Protests were held in the Macedonian capital Skopje on January 9 against the name deal with Greece as the parliament prepares to launch the final debate on constitutional changes to rename the country North Macedonia.
The session started with Prime Minister Zoran Zaev explaining the amendments, but was postponed by parliament speaker Talat Xhaferi until January 10 as Zaev had obviously failed to secure the two-thirds majority for the changes to be voted in.
While in the first stage of voting, Zaev had to persuade some opposition MPs from VMRO-DPMNE to support the process, now the obstacle is the small ethnic Albanian party Besa. Besa, which initially voted for the process to start, is now conditioning the voting with the removal of the word Macedonian in front of “citizen of North Macedonia” in the clause on citizenship.
The demand is unacceptable not only for Zaev but also for the eight opposition MPs who supported the amendments in the first round of voting, defying the VMRO-DPMNE party leadership, and resulting in them being expelled from the party.
Earlier in the day, Zaev accepted the demands of a smaller ethnic Albanian party, the Alliance for Albanians, which had conditioned voting on a change of the constitution which was only technical, and not contentious for other MPs.
Neither VMRO-DPMNE nor Besa attended the session.

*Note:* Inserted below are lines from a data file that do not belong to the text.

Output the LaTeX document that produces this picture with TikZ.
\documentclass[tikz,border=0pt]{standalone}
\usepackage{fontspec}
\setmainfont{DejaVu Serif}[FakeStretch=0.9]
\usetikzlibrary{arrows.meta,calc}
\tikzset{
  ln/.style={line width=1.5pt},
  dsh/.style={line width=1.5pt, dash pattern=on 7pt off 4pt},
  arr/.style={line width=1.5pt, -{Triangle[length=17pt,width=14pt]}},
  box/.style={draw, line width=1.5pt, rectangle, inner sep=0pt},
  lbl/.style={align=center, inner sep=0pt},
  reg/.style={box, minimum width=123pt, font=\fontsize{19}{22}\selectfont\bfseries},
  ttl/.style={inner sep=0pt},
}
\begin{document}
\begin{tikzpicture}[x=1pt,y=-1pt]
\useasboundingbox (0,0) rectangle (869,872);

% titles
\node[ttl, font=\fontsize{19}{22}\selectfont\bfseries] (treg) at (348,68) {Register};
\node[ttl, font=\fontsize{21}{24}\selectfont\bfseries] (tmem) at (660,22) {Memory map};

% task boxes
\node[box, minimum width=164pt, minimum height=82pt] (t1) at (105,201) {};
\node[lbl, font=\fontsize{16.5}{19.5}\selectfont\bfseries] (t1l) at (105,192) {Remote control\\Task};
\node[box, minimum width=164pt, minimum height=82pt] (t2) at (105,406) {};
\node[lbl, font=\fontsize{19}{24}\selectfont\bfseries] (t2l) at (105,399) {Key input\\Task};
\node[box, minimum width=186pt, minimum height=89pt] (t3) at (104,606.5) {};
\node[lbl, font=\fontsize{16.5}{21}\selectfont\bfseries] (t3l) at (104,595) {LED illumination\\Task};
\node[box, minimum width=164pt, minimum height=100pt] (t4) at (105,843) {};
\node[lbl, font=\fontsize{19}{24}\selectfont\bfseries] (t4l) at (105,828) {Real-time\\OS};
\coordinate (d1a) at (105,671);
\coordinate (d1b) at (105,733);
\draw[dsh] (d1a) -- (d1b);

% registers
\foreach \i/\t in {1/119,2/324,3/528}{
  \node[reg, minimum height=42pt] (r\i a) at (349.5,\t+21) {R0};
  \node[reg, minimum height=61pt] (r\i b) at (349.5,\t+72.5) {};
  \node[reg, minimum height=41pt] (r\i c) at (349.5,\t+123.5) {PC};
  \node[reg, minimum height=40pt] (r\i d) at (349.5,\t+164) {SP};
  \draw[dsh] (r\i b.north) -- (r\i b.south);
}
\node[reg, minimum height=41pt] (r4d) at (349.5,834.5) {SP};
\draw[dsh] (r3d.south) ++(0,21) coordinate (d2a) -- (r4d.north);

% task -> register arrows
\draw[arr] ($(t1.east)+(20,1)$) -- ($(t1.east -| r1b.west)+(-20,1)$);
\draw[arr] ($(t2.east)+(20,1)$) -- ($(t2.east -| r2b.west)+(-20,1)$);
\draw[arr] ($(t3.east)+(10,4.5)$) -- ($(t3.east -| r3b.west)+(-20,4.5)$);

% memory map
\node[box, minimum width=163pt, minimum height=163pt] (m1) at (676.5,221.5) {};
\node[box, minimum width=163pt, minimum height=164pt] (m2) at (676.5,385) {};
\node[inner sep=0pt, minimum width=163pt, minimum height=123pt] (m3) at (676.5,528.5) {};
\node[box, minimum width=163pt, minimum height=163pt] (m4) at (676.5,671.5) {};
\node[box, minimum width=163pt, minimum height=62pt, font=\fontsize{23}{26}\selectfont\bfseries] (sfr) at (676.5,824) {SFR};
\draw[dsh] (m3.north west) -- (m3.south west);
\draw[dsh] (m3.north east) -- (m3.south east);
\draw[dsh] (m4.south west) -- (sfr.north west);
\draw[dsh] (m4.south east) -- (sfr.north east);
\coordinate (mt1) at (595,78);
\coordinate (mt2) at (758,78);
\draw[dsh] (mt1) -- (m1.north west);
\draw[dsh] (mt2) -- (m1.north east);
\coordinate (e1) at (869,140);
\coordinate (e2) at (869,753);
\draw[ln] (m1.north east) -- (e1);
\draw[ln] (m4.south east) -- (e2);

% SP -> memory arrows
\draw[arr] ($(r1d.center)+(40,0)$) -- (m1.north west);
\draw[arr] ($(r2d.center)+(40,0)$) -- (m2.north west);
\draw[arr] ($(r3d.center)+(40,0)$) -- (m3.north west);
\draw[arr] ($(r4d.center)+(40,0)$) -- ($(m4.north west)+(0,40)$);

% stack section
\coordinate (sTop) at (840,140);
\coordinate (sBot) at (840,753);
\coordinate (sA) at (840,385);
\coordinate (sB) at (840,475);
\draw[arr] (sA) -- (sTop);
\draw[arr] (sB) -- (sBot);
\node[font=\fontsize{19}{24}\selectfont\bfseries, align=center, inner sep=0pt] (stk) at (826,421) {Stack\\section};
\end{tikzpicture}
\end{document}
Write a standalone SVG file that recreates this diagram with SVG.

"Your yes vote is for full membership, and every vote against is for isolation, uncertainty,” Zaev said, addressing the parliament, referring to Macedonia’s expected membership of Nato and the launch of EU accession talks should the parliament approve the changes.
Earlier on January 9, VMRO-DPMNE leader Hristijan Mickoski and his fellow party members joined the protest organised by the “Macedonia blocks” movement, but refused appeals to address protestors.
However, Mickoski told journalists at a news conference in front of the Parliament that his party will not support the constitutional changes.
Participants said the protest was held to defend the country’s name and identity.
The changes are crucial for Greece to unblock Macedonia’s EU and Nato integration processes, which it has blocked for years.
If approved in the Macedonian parliament, the name deal then has to be ratified by the Greek parliament. Nato secretary general Jens Stoltenberg recently said he wants the process to end by mid-February.